What the exercise asks —
Pick out each line of the records that includes the string "using", and copy it.

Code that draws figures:

━━━━━━

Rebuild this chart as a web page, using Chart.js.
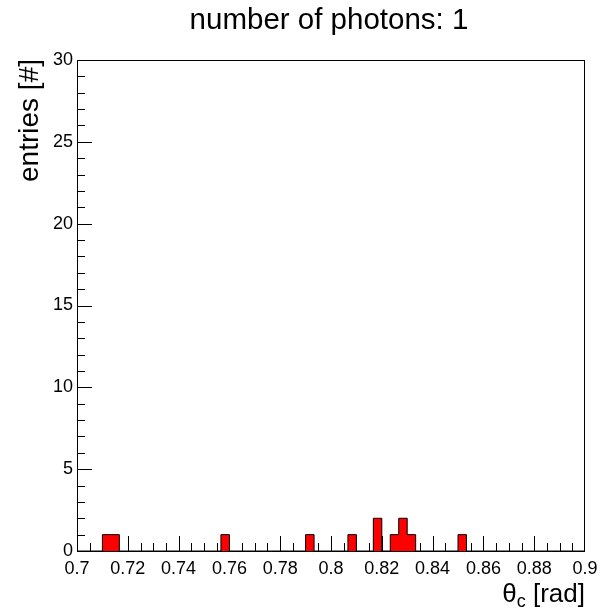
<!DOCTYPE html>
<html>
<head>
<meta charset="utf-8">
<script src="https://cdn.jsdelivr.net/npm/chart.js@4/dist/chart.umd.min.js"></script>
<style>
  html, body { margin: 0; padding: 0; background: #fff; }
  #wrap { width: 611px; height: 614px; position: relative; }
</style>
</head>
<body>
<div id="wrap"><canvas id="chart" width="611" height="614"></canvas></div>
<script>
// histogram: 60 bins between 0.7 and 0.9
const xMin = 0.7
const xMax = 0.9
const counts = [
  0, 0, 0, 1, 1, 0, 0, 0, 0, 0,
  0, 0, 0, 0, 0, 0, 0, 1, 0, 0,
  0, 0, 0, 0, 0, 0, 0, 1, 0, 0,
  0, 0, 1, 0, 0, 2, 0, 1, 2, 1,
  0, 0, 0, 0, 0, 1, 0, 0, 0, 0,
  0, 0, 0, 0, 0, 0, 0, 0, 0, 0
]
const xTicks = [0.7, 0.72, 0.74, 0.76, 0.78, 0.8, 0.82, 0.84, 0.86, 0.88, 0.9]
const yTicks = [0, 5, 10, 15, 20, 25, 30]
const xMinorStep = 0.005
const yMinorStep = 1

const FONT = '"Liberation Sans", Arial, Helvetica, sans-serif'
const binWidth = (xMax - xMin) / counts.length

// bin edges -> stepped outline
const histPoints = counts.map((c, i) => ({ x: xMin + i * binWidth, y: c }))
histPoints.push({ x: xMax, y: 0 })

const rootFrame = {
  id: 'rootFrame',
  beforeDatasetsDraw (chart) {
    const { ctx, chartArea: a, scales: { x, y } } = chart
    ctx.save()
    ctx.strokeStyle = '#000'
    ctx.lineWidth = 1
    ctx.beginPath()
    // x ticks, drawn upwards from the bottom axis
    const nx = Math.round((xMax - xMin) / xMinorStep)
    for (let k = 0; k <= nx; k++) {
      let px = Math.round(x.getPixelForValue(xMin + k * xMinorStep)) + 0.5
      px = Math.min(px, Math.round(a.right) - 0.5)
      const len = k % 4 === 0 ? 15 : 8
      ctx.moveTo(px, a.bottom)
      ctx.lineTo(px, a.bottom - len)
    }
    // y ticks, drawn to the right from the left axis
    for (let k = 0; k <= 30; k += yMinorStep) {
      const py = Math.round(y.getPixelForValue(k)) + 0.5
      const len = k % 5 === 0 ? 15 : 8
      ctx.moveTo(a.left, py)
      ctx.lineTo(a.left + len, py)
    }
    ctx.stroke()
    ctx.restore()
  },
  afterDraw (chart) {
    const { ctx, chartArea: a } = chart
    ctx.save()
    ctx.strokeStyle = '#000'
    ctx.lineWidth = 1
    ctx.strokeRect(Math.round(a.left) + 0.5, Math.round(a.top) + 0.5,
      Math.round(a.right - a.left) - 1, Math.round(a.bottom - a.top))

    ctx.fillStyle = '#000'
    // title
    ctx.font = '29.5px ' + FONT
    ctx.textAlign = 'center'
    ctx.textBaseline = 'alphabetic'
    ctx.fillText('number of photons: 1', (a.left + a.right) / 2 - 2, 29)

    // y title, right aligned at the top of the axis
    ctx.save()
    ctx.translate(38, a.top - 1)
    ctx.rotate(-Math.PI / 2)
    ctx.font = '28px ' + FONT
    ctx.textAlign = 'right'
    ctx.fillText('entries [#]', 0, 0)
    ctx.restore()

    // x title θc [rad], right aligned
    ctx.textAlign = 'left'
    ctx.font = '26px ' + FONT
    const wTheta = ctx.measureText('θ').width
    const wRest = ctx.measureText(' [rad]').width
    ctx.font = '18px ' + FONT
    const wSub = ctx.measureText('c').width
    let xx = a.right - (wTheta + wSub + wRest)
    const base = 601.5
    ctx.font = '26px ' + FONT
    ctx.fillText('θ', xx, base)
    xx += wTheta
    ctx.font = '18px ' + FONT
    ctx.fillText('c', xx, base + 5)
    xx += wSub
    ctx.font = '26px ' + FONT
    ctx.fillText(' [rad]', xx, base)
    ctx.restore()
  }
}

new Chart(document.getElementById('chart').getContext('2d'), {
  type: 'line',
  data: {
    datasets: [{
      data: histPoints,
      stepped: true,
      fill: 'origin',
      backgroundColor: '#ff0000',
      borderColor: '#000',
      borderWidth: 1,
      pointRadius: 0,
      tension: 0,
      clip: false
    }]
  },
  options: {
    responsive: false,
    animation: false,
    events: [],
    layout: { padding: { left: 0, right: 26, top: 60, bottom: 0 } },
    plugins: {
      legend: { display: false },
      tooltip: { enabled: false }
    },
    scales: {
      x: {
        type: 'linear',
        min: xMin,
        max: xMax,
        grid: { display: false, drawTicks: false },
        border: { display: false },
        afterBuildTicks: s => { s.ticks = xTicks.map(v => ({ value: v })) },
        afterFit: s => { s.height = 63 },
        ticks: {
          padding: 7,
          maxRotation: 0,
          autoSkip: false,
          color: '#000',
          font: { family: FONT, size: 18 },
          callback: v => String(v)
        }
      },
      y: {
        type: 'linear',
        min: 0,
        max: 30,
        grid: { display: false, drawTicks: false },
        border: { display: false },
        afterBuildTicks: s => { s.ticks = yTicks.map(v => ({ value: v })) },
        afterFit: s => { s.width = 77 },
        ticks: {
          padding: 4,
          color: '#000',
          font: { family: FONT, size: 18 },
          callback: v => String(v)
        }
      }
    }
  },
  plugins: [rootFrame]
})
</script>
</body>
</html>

━━━━━━

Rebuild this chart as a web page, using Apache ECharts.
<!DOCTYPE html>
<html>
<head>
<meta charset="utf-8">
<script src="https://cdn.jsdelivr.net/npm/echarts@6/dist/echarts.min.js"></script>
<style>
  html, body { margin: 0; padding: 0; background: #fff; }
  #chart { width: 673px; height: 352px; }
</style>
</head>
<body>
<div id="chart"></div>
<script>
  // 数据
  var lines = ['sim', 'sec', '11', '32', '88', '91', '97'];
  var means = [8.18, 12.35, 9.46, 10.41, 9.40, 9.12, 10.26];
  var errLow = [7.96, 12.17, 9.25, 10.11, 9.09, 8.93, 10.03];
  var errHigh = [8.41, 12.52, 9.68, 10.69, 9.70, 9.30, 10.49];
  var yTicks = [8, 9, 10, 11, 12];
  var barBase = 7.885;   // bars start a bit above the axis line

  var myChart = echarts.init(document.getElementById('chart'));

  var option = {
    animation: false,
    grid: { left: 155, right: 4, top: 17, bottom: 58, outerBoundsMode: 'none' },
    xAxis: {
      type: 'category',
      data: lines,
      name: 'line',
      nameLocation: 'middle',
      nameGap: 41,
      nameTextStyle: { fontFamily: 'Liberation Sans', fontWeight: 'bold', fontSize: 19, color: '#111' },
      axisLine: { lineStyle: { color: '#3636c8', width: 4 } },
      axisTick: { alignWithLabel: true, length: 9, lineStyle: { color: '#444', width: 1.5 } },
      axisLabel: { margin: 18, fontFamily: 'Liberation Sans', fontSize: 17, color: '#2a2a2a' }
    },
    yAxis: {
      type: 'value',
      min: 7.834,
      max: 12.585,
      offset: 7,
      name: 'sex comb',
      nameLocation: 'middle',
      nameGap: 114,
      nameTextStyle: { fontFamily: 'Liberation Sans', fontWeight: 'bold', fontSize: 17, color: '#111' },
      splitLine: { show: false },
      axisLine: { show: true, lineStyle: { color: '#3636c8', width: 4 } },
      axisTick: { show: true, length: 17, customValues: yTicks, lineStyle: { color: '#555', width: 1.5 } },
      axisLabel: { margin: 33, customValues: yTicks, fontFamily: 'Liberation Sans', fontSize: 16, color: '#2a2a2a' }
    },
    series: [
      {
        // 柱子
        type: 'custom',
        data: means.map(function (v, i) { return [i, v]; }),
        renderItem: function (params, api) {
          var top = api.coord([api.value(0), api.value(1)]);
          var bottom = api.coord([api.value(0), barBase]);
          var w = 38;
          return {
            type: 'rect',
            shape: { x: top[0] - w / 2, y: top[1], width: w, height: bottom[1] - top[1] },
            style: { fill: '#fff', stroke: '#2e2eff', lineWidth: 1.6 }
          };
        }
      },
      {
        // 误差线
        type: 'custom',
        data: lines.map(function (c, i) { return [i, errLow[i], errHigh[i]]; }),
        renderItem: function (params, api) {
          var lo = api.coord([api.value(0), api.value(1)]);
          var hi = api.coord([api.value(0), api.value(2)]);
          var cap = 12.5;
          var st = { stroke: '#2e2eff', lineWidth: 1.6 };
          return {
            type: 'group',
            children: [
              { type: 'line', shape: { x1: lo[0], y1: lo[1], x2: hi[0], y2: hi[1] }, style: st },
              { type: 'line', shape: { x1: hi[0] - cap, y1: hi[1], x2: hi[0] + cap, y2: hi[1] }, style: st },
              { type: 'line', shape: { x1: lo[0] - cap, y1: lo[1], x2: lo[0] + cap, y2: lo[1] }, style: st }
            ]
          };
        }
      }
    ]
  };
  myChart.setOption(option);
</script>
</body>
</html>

━━━━━━

Response to this exercise —
Rebuild this chart as a web page, using Chart.js.
Rebuild this chart as a web page, using Apache ECharts.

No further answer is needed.